The Corner

So … Should Colombia Give the Hostages Back to the Terrorists?

The International Committee of the Red Cross is in a snit over Colombia’s use of its emblem during the brilliant rescue operation that freed Ingrid Betancourt and other hostages from the FARC terrorist group.  The AP reports from Geneva:

The International Red Cross said Wednesday that Colombia broke the Geneva Conventions by deliberately using its humanitarian emblem during the covert military mission that freed Ingrid Betancourt and other hostages….  “It seems to be a deliberate improper use of the emblem,” said Anna Schaaf, an ICRC spokesman.  She said this was a violation of international law. 

Use of the Red Cross symbol in a military operation violates the first Geneva Convention because it could damage the relief group’s neutrality in conflicts, endangering medical personnel on the battlefield who are using the red cross for protection.

In the July 2 rescue, a team of Colombian military intelligence agents posing as members of a fake international humanitarian group airlifted the hostages safety, including Betancourt, a former Colombian presidential candidate, and three U.S. military contractors….

[Ms.
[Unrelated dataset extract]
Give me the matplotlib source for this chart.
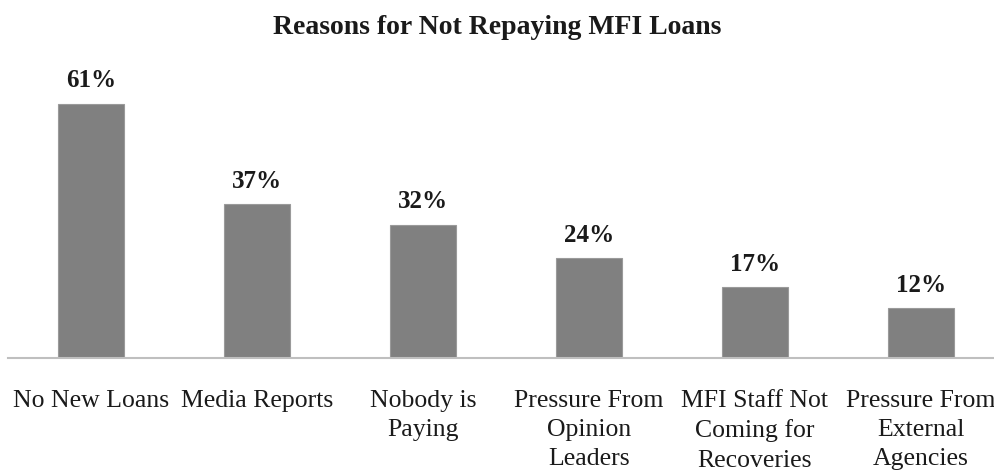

Schaaf] said it is now up to the Colombian government to take action against those responsible for misusing the symbol.

Here’s hoping President Uribe gives them a medal.  This is just another effort to validate terrorists whose every operation violates the customs of civilized warfare.  FARC is a terrorist organization, not a nation-state waging a legitimate war.  If they were going to comply with the Geneva Conventions and immunize medical personnel from their operations, they wouldn’t do things like take hostages and hold them for years.  The ICRC doesn’t have much to say when, for example, Palestinian terrorists use its resources as cover to transport terrorists and explosives (see this 2004 WND report from Michelle Malkin).  Why squawk about this one?

James Taranto (deftly invoking Alberto Gonzales’s much maligned but entirely fair description of the Geneva Conventions) puts it well in today’s Best of the Web:  “Maybe we’re dense, but it seems to us that rescuing civilian hostages from a terrorist group is a higher humanitarian priority than preventing unauthorized use of a trademark. The way the Red Cross interprets them, the Geneva Conventions seem almost quaint.”